I’d love to hear from anyone interested in developing content mining
The Declaratron. This is a new declarative approach to reproducible semantic computing and directly addresses things like:
- Can scientific computation be reproduced? The current answer is generally – only partially. To do so completely requires the complete semantic unification of all components – data, specification, computational engine and visualisation/publication.
- Have we eliminated all syntactic error and as much semantic error as possible? For example are our units consistent? Are data linked to computable ontologies?
- Can the algorithm be transported to a different environment without writing code?
- Can we follow the progress of the computation?
- Can we modify the algorithm, even in mid computation?
- Can the machine document the complete course of the calculation at whatever granularity we desire?
- Can the results be re-used in another context without human intervention?
… and a great deal more. I think the answer to all of these is yes and I’ll be showing how the Declaratron works.
Open Access/Knowledge. I shall try and blog something on Aaron Swartz. I didn’t know him, but I know people who did, and the wealth of tributes has been impressive in itself and also given me more insight into his passion for liberation. The smell of injustice is pervasive.
Content Mining. Hargreaves is going to turn its recommendations into law. No arguments. So in October 2013 I can legally mine anything I have access to and publish as CC-NC. Publishers will whinge scream lobby etc. But that will be UK law (it doesn’t require re-legislation and done through statutory instruments). There’s a lot of to-and-fro-ing. Neelie Kroes and colleagues are running something in Brussels in 2 weeks’ time – Ross is representing OKF. The publishers are running semi-closed lobbying shops. We all have to remain very vigilant as publishers have people who are paid to stop progress and we have to rely on volunteers, spare time, etc. That is why I am grateful to Wellcome and the RCUK for their very clear impetus and drive. They have shown passion where the Universities have been spineless or ultra-timid. I’ll write more on this before Columbia.
Chuff will be going to AU and NZ… and I’ll be meeting with OKF people there. Tweet or mail if you’re around Auckland/Warkworth 2013-02-07/12
Re:Content Mining. Good news too (I hope) in the government final response to Hargreaves on a wider exception for quotations.

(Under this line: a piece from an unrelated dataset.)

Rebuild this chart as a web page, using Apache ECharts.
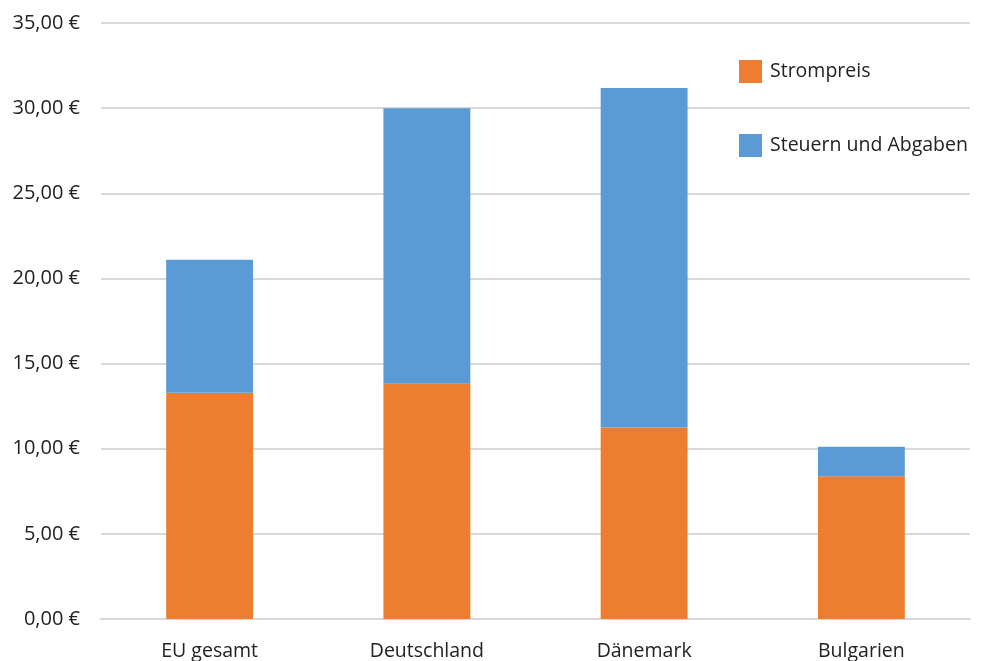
<!DOCTYPE html>
<html><head><meta charset="utf-8">
<script src="https://cdn.jsdelivr.net/npm/echarts@6/dist/echarts.min.js"></script>
<style>html,body{margin:0;padding:0;background:#fff}#c{width:981px;height:661px}</style>
</head><body><div id="c"></div>
<script>
var categories = ['EU gesamt', 'Deutschland', 'Dänemark', 'Bulgarien'];
var strompreis = [13.29, 13.82, 11.24, 8.38];
var steuern = [7.81, 16.17, 19.94, 1.74];
var seriesNames = ['Strompreis', 'Steuern und Abgaben'];

var font = '"Open Sans", "Noto Sans", sans-serif';
var chart = echarts.init(document.getElementById('c'));
chart.setOption({
  animation: false,
  backgroundColor: '#fff',
  grid: { left: 101, right: 11, top: 23, bottom: 41, containLabel: false },
  legend: {
    orient: 'vertical', left: 739, top: 60, padding: 0,
    itemWidth: 23, itemHeight: 23, itemGap: 51,
    icon: 'rect',
    textStyle: { fontFamily: font, fontSize: 19.5, color: '#222', padding: [0,0,0,3] },
    data: seriesNames
  },
  xAxis: {
    type: 'category', data: categories,
    axisLine: { show: true, lineStyle: { color: '#d9d9d9', width: 2 } },
    axisTick: { show: false },
    axisLabel: { fontFamily: font, fontSize: 19.5, color: '#222', margin: 22 }
  },
  yAxis: {
    type: 'value', min: 0, max: 35, interval: 5,
    axisLine: { show: false }, axisTick: { show: false },
    splitLine: { lineStyle: { color: '#d9d9d9', width: 2 } },
    axisLabel: { fontFamily: font, fontSize: 20, color: '#222', margin: 21,
      formatter: function (v) { return v.toFixed(2).replace('.', ',') + ' €'; } }
  },
  series: [
    { name: seriesNames[0], type: 'bar', stack: 'a', data: strompreis, barWidth: '40%',
      itemStyle: { color: '#ED7D31' } },
    { name: seriesNames[1], type: 'bar', stack: 'a', data: steuern, barWidth: '40%',
      itemStyle: { color: '#5B9BD5' } }
  ]
});
</script></body></html>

“The Government will create a more general permission for quotation of copyright works for any purpose,as long as the use of a particular quotation is “fair dealing” and its source is acknowledged.” http://www.ipo.gov.uk/response-2011-copyright-final.pdf
Dig a little deeper into the impact statement for this exception and you’ll find
“Non-text extracts
A quotation exception would not only apply to traditional text quotations. The use of other copyright works – eg. photographs, film clips – would also be permitted under it (to the extent that such use was fair).” http://www.ipo.gov.uk/consult-ia-bis0310.pdf
This should solve the problem you raised in your post “Understanding diagrams in scientific journals 1” /pmr/2012/07/01/understanding-diagrams-in-scientific-journals-i/ back in July 2012. Come October 2013 “fair dealing” quotation of a diagram,such as a phylogenetic tree, or a graph should become permissible.
PS usual caveat. I am not a lawyer etc..
Thanks for your support,
Two like minds add up to something greater – a community.